Yes, it makes perfect sense given the idiotic system that exists. Who are these 800 busybodies that filed "objections" regarding something that was none of their business? Why aren't these objections just thrown in the trash where they belong? Why does the owner have to spend millions to prepare a 300 page book answering the spurious objections? Why are people surprised that a developer attempts to game such a system which is so rigged against him to begin with? If there was a reasonable process in place where the owner of a piece of property could build whatever he wanted as long as it fit within safety regulations, then all the opportunities for corruption would disappear. Could it be that those in power (as well as a whole class of consultants who exist to navigate the system) prefer the current system because by making themselves the gatekeepers, opportunities for self-enrichment are increased?

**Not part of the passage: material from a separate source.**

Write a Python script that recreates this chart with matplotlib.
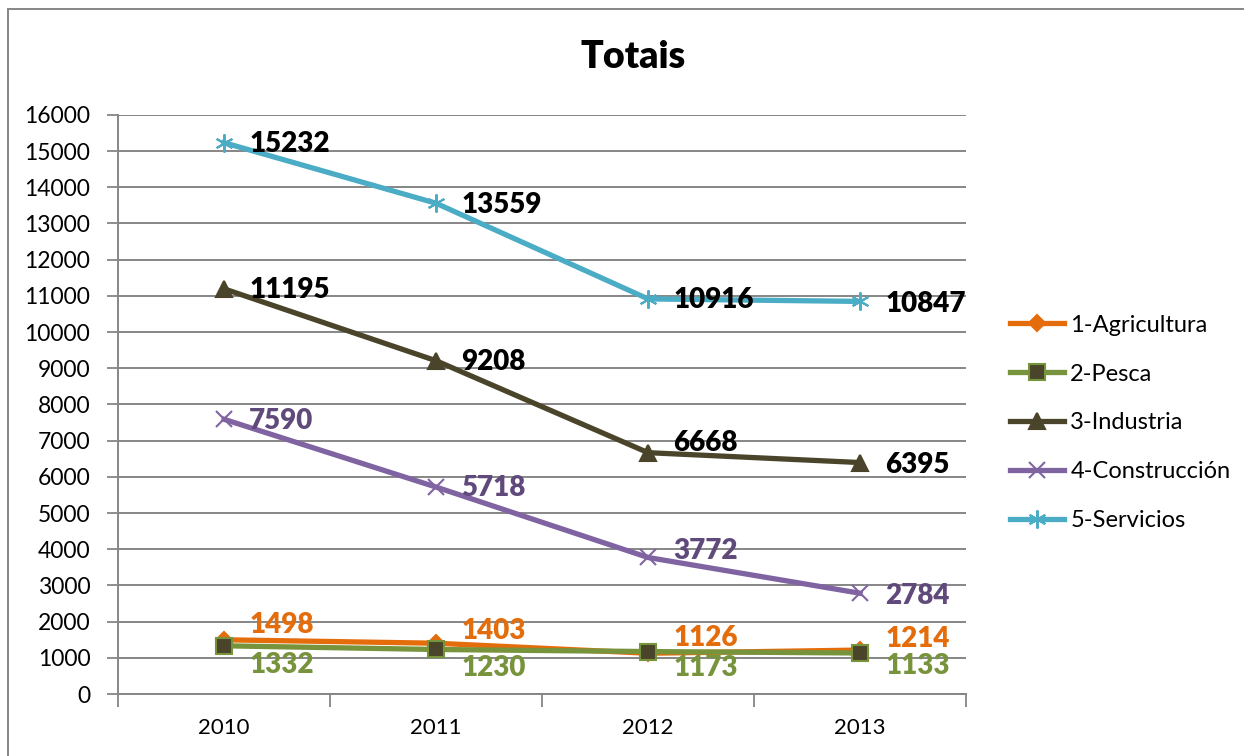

In India, up until 1990, there was something called the License Raj - if you as a business owner wanted to enter a new business, you had to receive the necessary permits, not only to build the physical plant itself but just to be in business. So the same rigamarole that applies to the real estate development process in Israel applied to all businesses - a process that could take years, the paying of bribes, influence peddling, the need to justify every decision, allowing your competitors and enemies input into your business decisions, etc., etc. The result was that the Indian economy stagnated. Once they got rid of the License Raj, economic growth exploded.


I submit that what you have now in Israel (and it is not unique) is a License Raj in the real estate field and it stinks. Not only does such a regime encourage corruption, but it undermines a basic level of freedom that every democracy should have - (you should be free to make your own decisions concerning your own property, within clear, reasonable and predetermined safety guidelines). Economic freedom is perhaps MORE important to the average person than political freedom. Why isn't HaAretz questioning the fundamental assumptions underlying the whole stinking mess? Because it is a leftist rag and because so many people profit from the system the way it is.

K

Anonymous said...

By the way, this License Raj type system is linked to high housing costs - it is the consumer that ultimately pays the price (someone remarked on how high housing prices were - here's your explanation). By artificially restricting the supply of housing and adding tremendous costs to every project (not only for all the consultants and permit fees and bribes but also the capital cost for years of delay), housing is made much more expensive. Ditto retail prices in shops that have to pay inflated rents, etc. , again paid by the customers. People think "screw the rich developer - I have no sympathy for him" - but he is not the one paying for this mess - they are.

K

Ivan said...

I agree with everything K wrote. Dealing with government funtionaries is the Indian version of purgatory. I had to wait at some office for nearly weeks from morning to evening to get a power of attorney attested. They did not care that I had to take unpaid leave from Singapore to get the job done. It would have been worse, if a relative had not already contacted a small-time politician to expedite the process. I experienced a whole range of emotions from dull passivity to murderous rage. There were people waiting at the office for months on end. The whole situation is right out of Kafka's stories. One day they'll tell the poor fellow that a certain payment was due. He will then get on the bus to his village pay it and come back after a few days, then it will be some document that no one has heard about. They'll give you the runaround till you realise that that some palms have to be greased. Naturally most people would prefer to leave this to the experts, the marginally criminal who specialise in these things.

J said...

I am glad to see that my point was understood - the system is rotten. 800 busybodies sending letters and protesting against a building project - well, that is Israel. Protesting is encouraged by an idiotic system where the Municipality send out letters to the neighbors inviting participation of the public in its decisions.

Anonymous said...

Mr Karmi calls the project "ugly" and an "eyesore", and then mentions at the end of the article that he has not seen it.